**Exercise input**
------------------------------------------------------------------------

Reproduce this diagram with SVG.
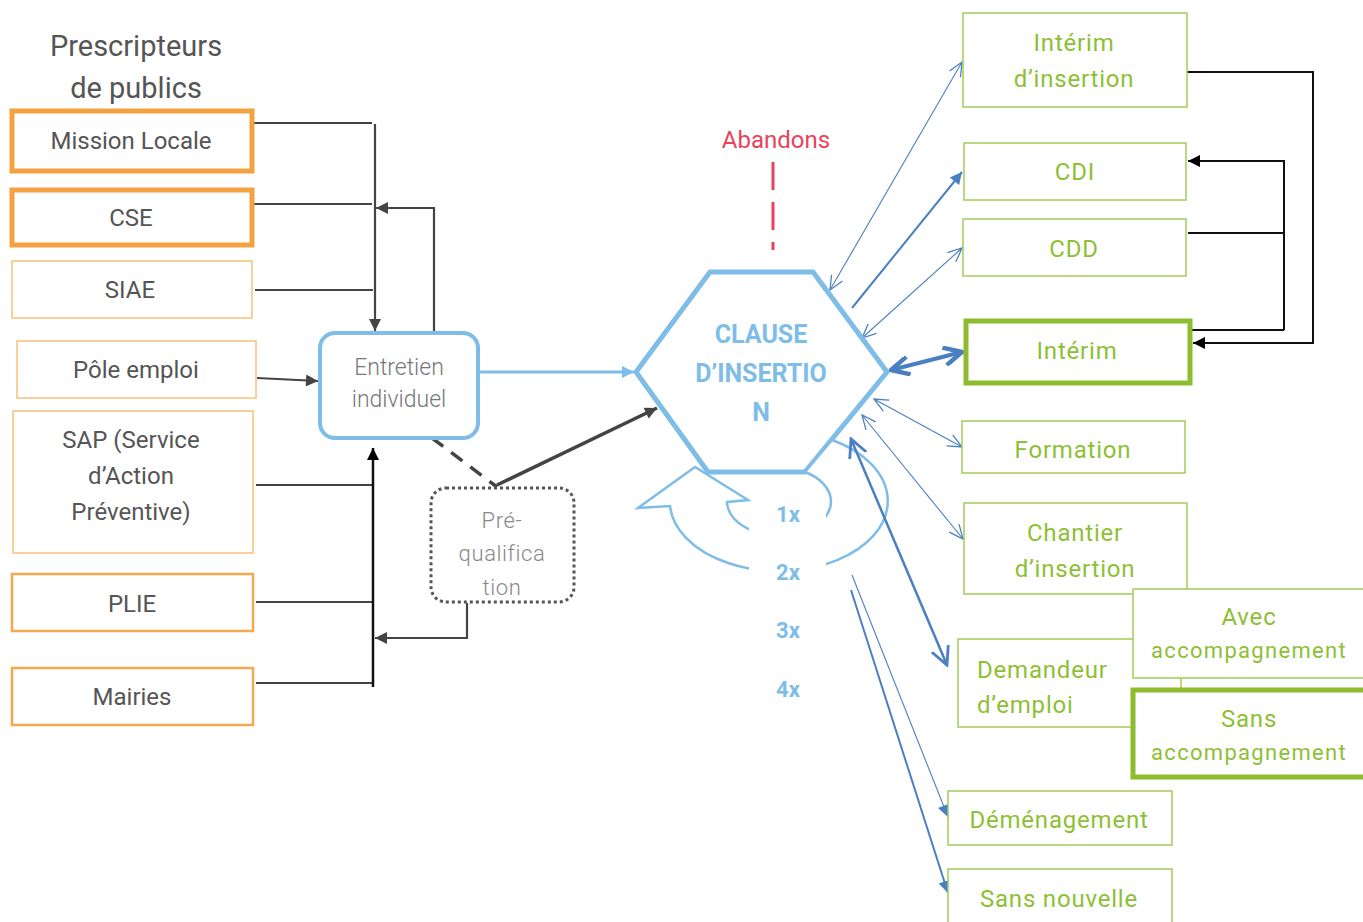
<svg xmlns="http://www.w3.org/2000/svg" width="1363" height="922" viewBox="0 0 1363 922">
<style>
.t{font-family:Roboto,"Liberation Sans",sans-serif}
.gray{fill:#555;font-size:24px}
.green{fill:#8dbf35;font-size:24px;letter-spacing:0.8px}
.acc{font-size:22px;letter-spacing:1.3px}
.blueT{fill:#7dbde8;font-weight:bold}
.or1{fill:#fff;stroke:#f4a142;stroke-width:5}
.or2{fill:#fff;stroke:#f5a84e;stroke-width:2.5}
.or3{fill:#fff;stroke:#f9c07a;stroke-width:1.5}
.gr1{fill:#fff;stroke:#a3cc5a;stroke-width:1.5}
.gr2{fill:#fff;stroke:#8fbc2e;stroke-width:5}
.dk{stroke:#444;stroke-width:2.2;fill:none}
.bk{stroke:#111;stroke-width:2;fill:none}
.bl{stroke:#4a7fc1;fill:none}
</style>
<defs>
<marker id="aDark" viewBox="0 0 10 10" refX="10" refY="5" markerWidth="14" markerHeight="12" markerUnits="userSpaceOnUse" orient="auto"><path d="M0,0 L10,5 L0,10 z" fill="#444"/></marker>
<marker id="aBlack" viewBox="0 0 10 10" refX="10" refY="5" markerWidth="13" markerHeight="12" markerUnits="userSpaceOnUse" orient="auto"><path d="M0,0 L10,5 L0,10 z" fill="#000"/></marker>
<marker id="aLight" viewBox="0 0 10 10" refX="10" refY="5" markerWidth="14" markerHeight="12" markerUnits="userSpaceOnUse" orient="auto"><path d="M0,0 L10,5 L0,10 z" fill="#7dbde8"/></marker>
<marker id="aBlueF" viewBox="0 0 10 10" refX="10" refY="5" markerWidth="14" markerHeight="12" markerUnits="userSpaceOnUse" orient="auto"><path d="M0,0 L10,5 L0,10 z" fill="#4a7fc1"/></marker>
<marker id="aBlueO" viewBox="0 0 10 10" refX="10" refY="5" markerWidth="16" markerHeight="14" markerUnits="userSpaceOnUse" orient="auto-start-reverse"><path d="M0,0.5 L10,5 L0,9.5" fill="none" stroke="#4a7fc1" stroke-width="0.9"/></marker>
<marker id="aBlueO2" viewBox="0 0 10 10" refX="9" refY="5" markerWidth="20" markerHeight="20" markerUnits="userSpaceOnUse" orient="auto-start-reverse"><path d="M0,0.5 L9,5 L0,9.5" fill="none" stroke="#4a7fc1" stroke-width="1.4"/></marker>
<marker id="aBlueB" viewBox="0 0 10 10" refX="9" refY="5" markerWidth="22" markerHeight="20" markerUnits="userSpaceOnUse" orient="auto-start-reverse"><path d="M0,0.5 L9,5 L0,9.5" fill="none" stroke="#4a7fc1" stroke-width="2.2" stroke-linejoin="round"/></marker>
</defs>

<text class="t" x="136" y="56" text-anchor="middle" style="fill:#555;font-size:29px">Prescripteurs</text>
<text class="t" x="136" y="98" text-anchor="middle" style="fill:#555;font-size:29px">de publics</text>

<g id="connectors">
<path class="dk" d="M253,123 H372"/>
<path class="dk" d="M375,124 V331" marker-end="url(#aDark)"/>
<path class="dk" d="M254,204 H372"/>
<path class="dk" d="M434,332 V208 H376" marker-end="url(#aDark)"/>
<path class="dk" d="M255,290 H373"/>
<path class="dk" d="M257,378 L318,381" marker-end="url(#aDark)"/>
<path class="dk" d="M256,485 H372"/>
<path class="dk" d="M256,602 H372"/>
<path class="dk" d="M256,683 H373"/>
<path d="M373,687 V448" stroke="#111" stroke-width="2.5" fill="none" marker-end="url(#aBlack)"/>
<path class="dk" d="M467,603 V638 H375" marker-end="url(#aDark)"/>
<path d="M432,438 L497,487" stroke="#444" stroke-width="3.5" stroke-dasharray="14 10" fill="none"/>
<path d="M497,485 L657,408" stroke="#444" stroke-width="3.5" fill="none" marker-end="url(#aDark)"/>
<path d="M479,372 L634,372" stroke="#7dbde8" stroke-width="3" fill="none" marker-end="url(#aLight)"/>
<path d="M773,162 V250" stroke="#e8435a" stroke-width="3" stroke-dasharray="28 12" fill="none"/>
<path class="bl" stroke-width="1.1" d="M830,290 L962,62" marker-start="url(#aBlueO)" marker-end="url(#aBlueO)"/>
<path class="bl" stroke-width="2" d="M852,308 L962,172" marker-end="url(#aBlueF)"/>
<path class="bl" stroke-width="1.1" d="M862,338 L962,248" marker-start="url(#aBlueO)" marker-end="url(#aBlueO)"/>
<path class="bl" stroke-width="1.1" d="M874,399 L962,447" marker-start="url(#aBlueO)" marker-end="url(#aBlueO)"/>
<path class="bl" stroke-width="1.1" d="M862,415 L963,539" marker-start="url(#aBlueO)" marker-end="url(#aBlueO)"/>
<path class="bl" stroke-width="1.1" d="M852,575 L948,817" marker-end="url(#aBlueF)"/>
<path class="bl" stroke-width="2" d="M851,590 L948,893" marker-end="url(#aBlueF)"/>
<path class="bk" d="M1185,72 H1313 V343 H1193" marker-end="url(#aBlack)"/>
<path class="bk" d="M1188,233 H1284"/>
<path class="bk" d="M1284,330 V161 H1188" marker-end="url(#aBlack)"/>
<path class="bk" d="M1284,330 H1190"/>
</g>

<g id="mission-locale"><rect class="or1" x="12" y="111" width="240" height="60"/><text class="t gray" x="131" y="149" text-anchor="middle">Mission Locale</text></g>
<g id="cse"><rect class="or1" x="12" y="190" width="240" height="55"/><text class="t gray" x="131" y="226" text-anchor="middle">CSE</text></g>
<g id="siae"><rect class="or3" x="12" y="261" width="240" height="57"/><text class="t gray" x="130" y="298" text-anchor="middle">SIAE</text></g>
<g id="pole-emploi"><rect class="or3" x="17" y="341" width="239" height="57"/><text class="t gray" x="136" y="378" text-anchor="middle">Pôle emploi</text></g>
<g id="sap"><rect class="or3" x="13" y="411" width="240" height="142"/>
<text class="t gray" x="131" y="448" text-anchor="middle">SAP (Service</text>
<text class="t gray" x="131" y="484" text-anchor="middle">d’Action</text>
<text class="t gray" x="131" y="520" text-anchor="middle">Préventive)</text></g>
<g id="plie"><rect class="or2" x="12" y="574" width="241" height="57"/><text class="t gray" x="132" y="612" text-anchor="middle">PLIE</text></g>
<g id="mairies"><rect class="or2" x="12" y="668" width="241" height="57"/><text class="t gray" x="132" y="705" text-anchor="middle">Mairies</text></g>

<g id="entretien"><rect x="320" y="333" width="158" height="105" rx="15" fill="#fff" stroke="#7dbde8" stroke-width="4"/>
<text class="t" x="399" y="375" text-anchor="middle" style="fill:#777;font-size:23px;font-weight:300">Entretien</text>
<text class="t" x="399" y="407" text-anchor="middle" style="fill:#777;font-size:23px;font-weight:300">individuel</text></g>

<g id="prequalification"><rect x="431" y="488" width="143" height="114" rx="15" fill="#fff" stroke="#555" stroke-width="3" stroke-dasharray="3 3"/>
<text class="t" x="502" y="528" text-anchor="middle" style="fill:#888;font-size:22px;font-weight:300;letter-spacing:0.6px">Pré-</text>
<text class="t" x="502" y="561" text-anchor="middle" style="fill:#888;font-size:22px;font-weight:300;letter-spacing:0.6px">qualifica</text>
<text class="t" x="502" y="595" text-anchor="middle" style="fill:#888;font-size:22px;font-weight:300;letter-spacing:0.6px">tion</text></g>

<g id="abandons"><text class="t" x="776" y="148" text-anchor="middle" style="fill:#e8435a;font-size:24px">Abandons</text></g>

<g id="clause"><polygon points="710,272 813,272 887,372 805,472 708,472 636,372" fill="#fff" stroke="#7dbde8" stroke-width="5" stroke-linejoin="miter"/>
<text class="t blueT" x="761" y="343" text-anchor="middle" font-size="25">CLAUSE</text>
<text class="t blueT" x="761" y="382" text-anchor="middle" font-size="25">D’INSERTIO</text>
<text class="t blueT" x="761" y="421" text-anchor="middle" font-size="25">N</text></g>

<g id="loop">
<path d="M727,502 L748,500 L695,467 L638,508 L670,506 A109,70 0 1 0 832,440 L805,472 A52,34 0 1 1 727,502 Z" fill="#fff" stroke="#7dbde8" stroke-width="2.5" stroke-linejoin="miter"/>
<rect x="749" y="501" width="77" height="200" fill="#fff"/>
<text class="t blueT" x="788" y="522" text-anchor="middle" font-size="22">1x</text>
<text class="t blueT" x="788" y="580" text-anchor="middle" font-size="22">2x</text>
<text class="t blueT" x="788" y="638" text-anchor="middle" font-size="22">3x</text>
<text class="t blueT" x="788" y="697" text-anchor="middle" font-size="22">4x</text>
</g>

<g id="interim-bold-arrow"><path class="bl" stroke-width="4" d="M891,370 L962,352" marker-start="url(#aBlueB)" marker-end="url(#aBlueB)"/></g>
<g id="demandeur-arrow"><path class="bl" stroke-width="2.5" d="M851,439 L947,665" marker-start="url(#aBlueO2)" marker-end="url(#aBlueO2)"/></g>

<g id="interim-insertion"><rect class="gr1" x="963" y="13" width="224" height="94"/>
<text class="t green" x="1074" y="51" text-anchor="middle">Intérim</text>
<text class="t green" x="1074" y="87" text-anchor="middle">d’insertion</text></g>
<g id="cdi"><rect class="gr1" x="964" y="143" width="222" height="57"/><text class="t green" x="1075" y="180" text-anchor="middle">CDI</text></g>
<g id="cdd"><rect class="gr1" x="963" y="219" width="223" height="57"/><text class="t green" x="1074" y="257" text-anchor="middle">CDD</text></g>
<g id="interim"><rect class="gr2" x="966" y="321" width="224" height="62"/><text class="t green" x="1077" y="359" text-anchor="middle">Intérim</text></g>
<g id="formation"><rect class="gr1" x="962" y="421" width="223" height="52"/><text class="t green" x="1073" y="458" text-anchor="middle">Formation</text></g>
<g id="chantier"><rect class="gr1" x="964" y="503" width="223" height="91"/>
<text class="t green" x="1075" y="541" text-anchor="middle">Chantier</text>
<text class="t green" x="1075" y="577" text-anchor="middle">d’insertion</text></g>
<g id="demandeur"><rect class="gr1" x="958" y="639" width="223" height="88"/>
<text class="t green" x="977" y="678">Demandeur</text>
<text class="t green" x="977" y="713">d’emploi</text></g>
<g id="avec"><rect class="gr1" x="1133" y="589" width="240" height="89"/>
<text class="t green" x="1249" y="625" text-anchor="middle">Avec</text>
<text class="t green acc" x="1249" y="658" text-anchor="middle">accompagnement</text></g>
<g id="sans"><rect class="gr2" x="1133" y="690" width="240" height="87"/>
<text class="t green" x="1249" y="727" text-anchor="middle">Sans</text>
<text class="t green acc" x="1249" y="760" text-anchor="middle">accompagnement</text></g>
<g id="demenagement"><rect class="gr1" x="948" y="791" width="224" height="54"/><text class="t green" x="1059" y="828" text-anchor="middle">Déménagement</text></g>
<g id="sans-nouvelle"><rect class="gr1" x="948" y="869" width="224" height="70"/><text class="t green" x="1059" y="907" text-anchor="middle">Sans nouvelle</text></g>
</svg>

------------------------------------------------------------------------

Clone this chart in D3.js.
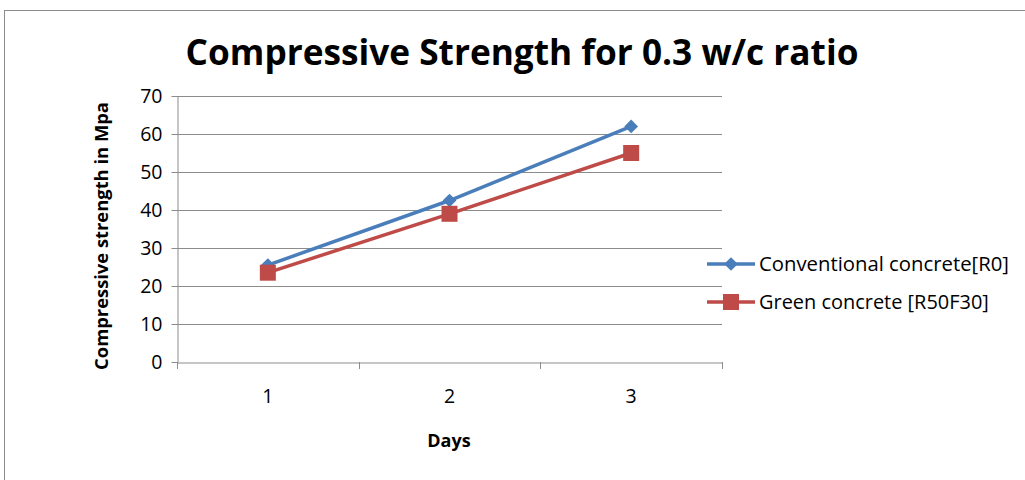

------------------------------------------------------------------------

Read the entries and pick out all lines that include the word "this".

**Task output**
Reproduce this diagram with SVG.
Clone this chart in D3.js.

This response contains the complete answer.